**EXERCISE REQUIREMENTS**
Skip the pictures and extract all of the lines exactly as written.

====== STORED DATA

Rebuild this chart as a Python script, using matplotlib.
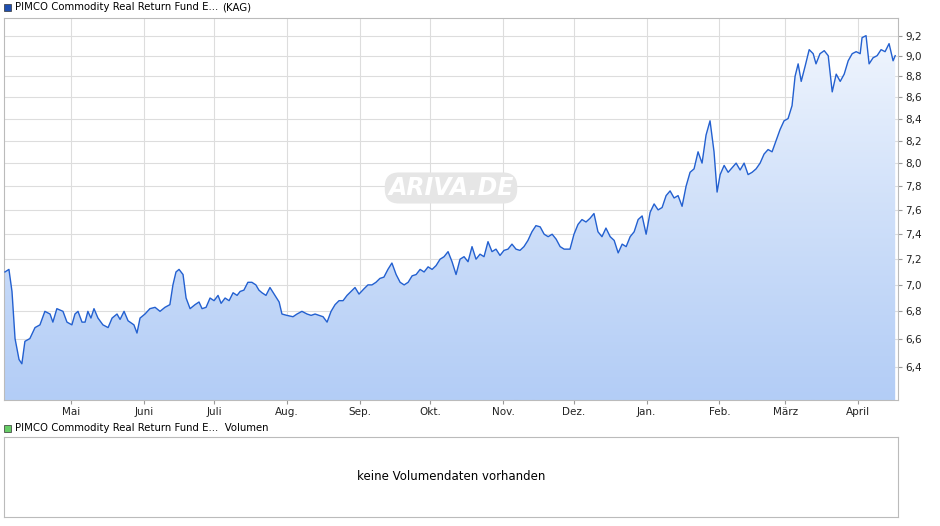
import matplotlib
matplotlib.use("Agg")
import matplotlib.pyplot as plt
import numpy as np
from matplotlib.patches import Polygon
from matplotlib.ticker import FixedLocator, NullLocator, FixedFormatter
from matplotlib.colors import LinearSegmentedColormap

# days since 1 May
days = [-28.1,-26.4,-25.1,-23.8,-22.1,-20.9,-19.6,-17.5,-15.3,-13.2,-11.1,-8.9,-7.7,-6.0,-3.4,-1.7,0.4,1.7,3.0,4.7,6.0,7.2,8.5,9.8,11.5,13.6,15.8,17.5,19.6,20.9,22.6,24.3,26.8,28.1,29.4,31.5,33.6,35.8,37.9,40.0,42.1,43.4,44.7,46.0,47.7,49.0,50.7,
52.8,54.5,55.8,57.5,59.2,60.9,62.6,63.9,65.6,67.3,69.0,70.7,72.0,73.6,75.3,77.0,78.7,80.0,81.3,83.0,84.7,86.8,88.6,89.8,91.9,94.5,96.2,98.3,100.5,102.2,103.9,105.6,107.3,109.0,110.7,112.4,114.1,115.8,
117.5,119.2,120.9,122.6,124.7,126.4,128.1,129.8,131.5,133.2,134.9,136.6,138.4,140.1,141.8,143.5,145.2,146.9,148.6,150.3,152.0,153.7,155.4,157.1,158.8,160.5,162.2,163.9,165.6,167.3,169.0,170.7,172.4,174.1,175.8,177.5,179.2,180.9,182.6,184.3,186.0,187.7,189.4,191.1,192.8,194.5,196.2,197.9,199.7,201.4,203.1,204.8,206.5,208.2,209.9,212.4,214.1,215.8,217.5,219.2,220.9,222.6,224.3,226.0,227.7,229.5,231.2,232.9,234.6,236.3,238.0,239.7,241.4,243.1,244.8,246.5,248.2,249.9,251.6,253.3,255.0,256.7,258.4,260.1,261.8,263.5,265.2,266.9,268.6,270.3,272.0,273.7,275.0,276.3,278.0,279.7,281.4,283.1,284.8,286.5,288.2,289.9,291.6,293.3,295.0,296.7,298.4,300.1,301.8,303.5,305.2,306.9,308.2,309.5,310.8,312.5,314.2,315.9,317.1,318.8,320.6,322.3,324.0,325.7,327.4,329.1,330.8,332.5,334.2,335.9,336.7,338.4,339.7,341.4,343.1,344.8,346.5,348.2,349.9,350.8]
values = [7.1,7.12,6.95,6.6,6.45,6.42,6.58,6.6,6.68,6.7,6.8,6.78,6.72,6.82,6.8,6.72,6.7,6.78,6.8,6.72,6.72,6.8,6.75,6.82,6.75,6.7,6.68,6.75,6.78,6.74,6.8,6.73,6.7,6.64,6.75,6.78,6.82,6.83,6.8,6.83,6.85,7.0,7.1,7.12,7.08,6.9,6.82,
6.85,6.87,6.82,6.83,6.9,6.88,6.92,6.86,6.9,6.88,6.94,6.92,6.95,6.96,7.02,7.02,7.0,6.96,6.94,6.92,6.98,6.92,6.87,6.78,6.77,6.76,6.78,6.8,6.78,6.77,6.78,6.77,6.76,6.72,6.8,6.85,6.88,6.88,
6.92,6.95,6.98,6.93,6.97,7.0,7.0,7.02,7.05,7.06,7.12,7.17,7.08,7.02,7.0,7.02,7.07,7.08,7.12,7.1,7.14,7.12,7.15,7.2,7.22,7.26,7.18,7.08,7.2,7.22,7.18,7.3,7.2,7.24,7.22,7.34,7.26,7.28,7.23,7.27,7.28,7.32,7.28,7.27,7.3,7.35,7.42,7.47,7.46,7.4,7.38,7.4,7.36,7.3,7.28,7.28,7.4,7.48,7.52,7.5,7.53,7.57,7.42,7.38,7.45,7.38,7.35,7.25,7.32,7.3,7.38,7.42,7.52,7.55,7.4,7.58,7.65,7.6,7.62,7.72,7.76,7.7,7.72,7.63,7.8,7.92,7.95,8.1,8.0,8.25,8.38,8.1,7.75,7.9,7.98,7.92,7.96,8.0,7.94,8.0,7.9,7.92,7.95,8.0,8.08,8.12,8.1,8.2,8.3,8.38,8.4,8.52,8.8,8.92,8.75,8.9,9.06,9.02,8.92,9.02,9.05,9.0,8.65,8.82,8.75,8.82,8.95,9.02,9.04,9.02,9.18,9.2,8.92,8.98,9.0,9.06,9.04,9.12,8.95,9.0]
month_days = [0,31,61,92,123,153,184,214,245,276,304,335]
month_labels = ["Mai","Juni","Juli","Aug.","Sep.","Okt.","Nov.","Dez.","Jan.","Feb.","März","April"]
yticks = [6.4,6.6,6.8,7.0,7.2,7.4,7.6,7.8,8.0,8.2,8.4,8.6,8.8,9.0,9.2]

plt.rcParams['font.family'] = ['DejaVu Sans']
fig = plt.figure(figsize=(9.4,5.26), dpi=100)
ax = fig.add_axes([4/940, 126/526, 894/940, 382/526])
ax.set_yscale('log')
x0, x1 = -28.5, 352
y0, y1 = 6.17, 9.38
ax.set_xlim(x0, x1); ax.set_ylim(y0, y1)

grad = np.linspace(0, 1, 256).reshape(-1, 1)
cm = LinearSegmentedColormap.from_list('g', ['#b3cdf6', '#f4f8fe'])
im = ax.imshow(grad, cmap=cm, aspect='auto', origin='lower',
               extent=[x0, x1, y0, y1], zorder=1)
poly = Polygon(list(zip(days, values)) + [(days[-1], y0), (days[0], y0)],
               closed=True, transform=ax.transData, facecolor='none', edgecolor='none')
ax.add_patch(poly)
im.set_clip_path(poly)
ax.plot(days, values, color='#2360d0', lw=1.0, zorder=3)

ax.yaxis.set_major_locator(FixedLocator(yticks))
ax.yaxis.set_minor_locator(NullLocator())
ax.yaxis.set_major_formatter(FixedFormatter([f"{v:.1f}".replace('.', ',') for v in yticks]))
ax.yaxis.tick_right()
ax.set_xticks(month_days)
ax.set_xticklabels(month_labels)
ax.tick_params(labelsize=7.5, length=3, color='#999999', colors='#222222', pad=2)
ax.grid(True, color='#dddddd', lw=0.8, zorder=0)
ax.set_axisbelow(True)
for s in ax.spines.values():
    s.set_color('#bbbbbb'); s.set_linewidth(0.8)
ax.text(0.5, 0.555, 'ARIVA.DE', transform=ax.transAxes, fontsize=17, fontstyle='italic',
        fontweight='bold', color='white', ha='center', va='center', zorder=2,
        bbox=dict(boxstyle='round,pad=0.15,rounding_size=0.6', fc='#e6e6e6', ec='none'))

fig.patches.append(plt.Rectangle((4/940, 1-11/526), 7/940, 7/526, transform=fig.transFigure,
                                 facecolor='#1f4fb0', edgecolor='#333333', lw=0.5))
fig.text(15/940, 1-7/526, 'PIMCO Commodity Real Return Fund E...', fontsize=7.3, va='center')
fig.text(222/940, 1-7/526, '(KAG)', fontsize=7.3, va='center')

ax2 = fig.add_axes([4/940, 9/526, 894/940, 80/526])
ax2.set_xticks([]); ax2.set_yticks([])
for s in ax2.spines.values():
    s.set_color('#bbbbbb'); s.set_linewidth(0.8)
ax2.text(0.5, 0.5, 'keine Volumendaten vorhanden', transform=ax2.transAxes,
         ha='center', va='center', fontsize=8.5)
fig.patches.append(plt.Rectangle((4/940, 1-432/526), 7/940, 7/526, transform=fig.transFigure,
                                 facecolor='#66cc66', edgecolor='#333333', lw=0.5))
fig.text(15/940, 1-428/526, 'PIMCO Commodity Real Return Fund E...  Volumen', fontsize=7.3, va='center')

fig.savefig('out.png', dpi=100)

============

**FULL RESPONSE**
Rebuild this chart as a Python script, using matplotlib.
import matplotlib
matplotlib.use("Agg")
import matplotlib.pyplot as plt
import numpy as np
from matplotlib.patches import Polygon
from matplotlib.ticker import FixedLocator, NullLocator, FixedFormatter
from matplotlib.colors import LinearSegmentedColormap

# days since 1 May
days = [-28.1,-26.4,-25.1,-23.8,-22.1,-20.9,-19.6,-17.5,-15.3,-13.2,-11.1,-8.9,-7.7,-6.0,-3.4,-1.7,0.4,1.7,3.0,4.7,6.0,7.2,8.5,9.8,11.5,13.6,15.8,17.5,19.6,20.9,22.6,24.3,26.8,28.1,29.4,31.5,33.6,35.8,37.9,40.0,42.1,43.4,44.7,46.0,47.7,49.0,50.7,
52.8,54.5,55.8,57.5,59.2,60.9,62.6,63.9,65.6,67.3,69.0,70.7,72.0,73.6,75.3,77.0,78.7,80.0,81.3,83.0,84.7,86.8,88.6,89.8,91.9,94.5,96.2,98.3,100.5,102.2,103.9,105.6,107.3,109.0,110.7,112.4,114.1,115.8,
117.5,119.2,120.9,122.6,124.7,126.4,128.1,129.8,131.5,133.2,134.9,136.6,138.4,140.1,141.8,143.5,145.2,146.9,148.6,150.3,152.0,153.7,155.4,157.1,158.8,160.5,162.2,163.9,165.6,167.3,169.0,170.7,172.4,174.1,175.8,177.5,179.2,180.9,182.6,184.3,186.0,187.7,189.4,191.1,192.8,194.5,196.2,197.9,199.7,201.4,203.1,204.8,206.5,208.2,209.9,212.4,214.1,215.8,217.5,219.2,220.9,222.6,224.3,226.0,227.7,229.5,231.2,232.9,234.6,236.3,238.0,239.7,241.4,243.1,244.8,246.5,248.2,249.9,251.6,253.3,255.0,256.7,258.4,260.1,261.8,263.5,265.2,266.9,268.6,270.3,272.0,273.7,275.0,276.3,278.0,279.7,281.4,283.1,284.8,286.5,288.2,289.9,291.6,293.3,295.0,296.7,298.4,300.1,301.8,303.5,305.2,306.9,308.2,309.5,310.8,312.5,314.2,315.9,317.1,318.8,320.6,322.3,324.0,325.7,327.4,329.1,330.8,332.5,334.2,335.9,336.7,338.4,339.7,341.4,343.1,344.8,346.5,348.2,349.9,350.8]
values = [7.1,7.12,6.95,6.6,6.45,6.42,6.58,6.6,6.68,6.7,6.8,6.78,6.72,6.82,6.8,6.72,6.7,6.78,6.8,6.72,6.72,6.8,6.75,6.82,6.75,6.7,6.68,6.75,6.78,6.74,6.8,6.73,6.7,6.64,6.75,6.78,6.82,6.83,6.8,6.83,6.85,7.0,7.1,7.12,7.08,6.9,6.82,
6.85,6.87,6.82,6.83,6.9,6.88,6.92,6.86,6.9,6.88,6.94,6.92,6.95,6.96,7.02,7.02,7.0,6.96,6.94,6.92,6.98,6.92,6.87,6.78,6.77,6.76,6.78,6.8,6.78,6.77,6.78,6.77,6.76,6.72,6.8,6.85,6.88,6.88,
6.92,6.95,6.98,6.93,6.97,7.0,7.0,7.02,7.05,7.06,7.12,7.17,7.08,7.02,7.0,7.02,7.07,7.08,7.12,7.1,7.14,7.12,7.15,7.2,7.22,7.26,7.18,7.08,7.2,7.22,7.18,7.3,7.2,7.24,7.22,7.34,7.26,7.28,7.23,7.27,7.28,7.32,7.28,7.27,7.3,7.35,7.42,7.47,7.46,7.4,7.38,7.4,7.36,7.3,7.28,7.28,7.4,7.48,7.52,7.5,7.53,7.57,7.42,7.38,7.45,7.38,7.35,7.25,7.32,7.3,7.38,7.42,7.52,7.55,7.4,7.58,7.65,7.6,7.62,7.72,7.76,7.7,7.72,7.63,7.8,7.92,7.95,8.1,8.0,8.25,8.38,8.1,7.75,7.9,7.98,7.92,7.96,8.0,7.94,8.0,7.9,7.92,7.95,8.0,8.08,8.12,8.1,8.2,8.3,8.38,8.4,8.52,8.8,8.92,8.75,8.9,9.06,9.02,8.92,9.02,9.05,9.0,8.65,8.82,8.75,8.82,8.95,9.02,9.04,9.02,9.18,9.2,8.92,8.98,9.0,9.06,9.04,9.12,8.95,9.0]
month_days = [0,31,61,92,123,153,184,214,245,276,304,335]
month_labels = ["Mai","Juni","Juli","Aug.","Sep.","Okt.","Nov.","Dez.","Jan.","Feb.","März","April"]
yticks = [6.4,6.6,6.8,7.0,7.2,7.4,7.6,7.8,8.0,8.2,8.4,8.6,8.8,9.0,9.2]

plt.rcParams['font.family'] = ['DejaVu Sans']
fig = plt.figure(figsize=(9.4,5.26), dpi=100)
ax = fig.add_axes([4/940, 126/526, 894/940, 382/526])
ax.set_yscale('log')
x0, x1 = -28.5, 352
y0, y1 = 6.17, 9.38
ax.set_xlim(x0, x1); ax.set_ylim(y0, y1)

grad = np.linspace(0, 1, 256).reshape(-1, 1)
cm = LinearSegmentedColormap.from_list('g', ['#b3cdf6', '#f4f8fe'])
im = ax.imshow(grad, cmap=cm, aspect='auto', origin='lower',
               extent=[x0, x1, y0, y1], zorder=1)
poly = Polygon(list(zip(days, values)) + [(days[-1], y0), (days[0], y0)],
               closed=True, transform=ax.transData, facecolor='none', edgecolor='none')
ax.add_patch(poly)
im.set_clip_path(poly)
ax.plot(days, values, color='#2360d0', lw=1.0, zorder=3)

ax.yaxis.set_major_locator(FixedLocator(yticks))
ax.yaxis.set_minor_locator(NullLocator())
ax.yaxis.set_major_formatter(FixedFormatter([f"{v:.1f}".replace('.', ',') for v in yticks]))
ax.yaxis.tick_right()
ax.set_xticks(month_days)
ax.set_xticklabels(month_labels)
ax.tick_params(labelsize=7.5, length=3, color='#999999', colors='#222222', pad=2)
ax.grid(True, color='#dddddd', lw=0.8, zorder=0)
ax.set_axisbelow(True)
for s in ax.spines.values():
    s.set_color('#bbbbbb'); s.set_linewidth(0.8)
ax.text(0.5, 0.555, 'ARIVA.DE', transform=ax.transAxes, fontsize=17, fontstyle='italic',
        fontweight='bold', color='white', ha='center', va='center', zorder=2,
        bbox=dict(boxstyle='round,pad=0.15,rounding_size=0.6', fc='#e6e6e6', ec='none'))

fig.patches.append(plt.Rectangle((4/940, 1-11/526), 7/940, 7/526, transform=fig.transFigure,
                                 facecolor='#1f4fb0', edgecolor='#333333', lw=0.5))
fig.text(15/940, 1-7/526, 'PIMCO Commodity Real Return Fund E...', fontsize=7.3, va='center')
fig.text(222/940, 1-7/526, '(KAG)', fontsize=7.3, va='center')

ax2 = fig.add_axes([4/940, 9/526, 894/940, 80/526])
ax2.set_xticks([]); ax2.set_yticks([])
for s in ax2.spines.values():
    s.set_color('#bbbbbb'); s.set_linewidth(0.8)
ax2.text(0.5, 0.5, 'keine Volumendaten vorhanden', transform=ax2.transAxes,
         ha='center', va='center', fontsize=8.5)
fig.patches.append(plt.Rectangle((4/940, 1-432/526), 7/940, 7/526, transform=fig.transFigure,
                                 facecolor='#66cc66', edgecolor='#333333', lw=0.5))
fig.text(15/940, 1-428/526, 'PIMCO Commodity Real Return Fund E...  Volumen', fontsize=7.3, va='center')

fig.savefig('out.png', dpi=100)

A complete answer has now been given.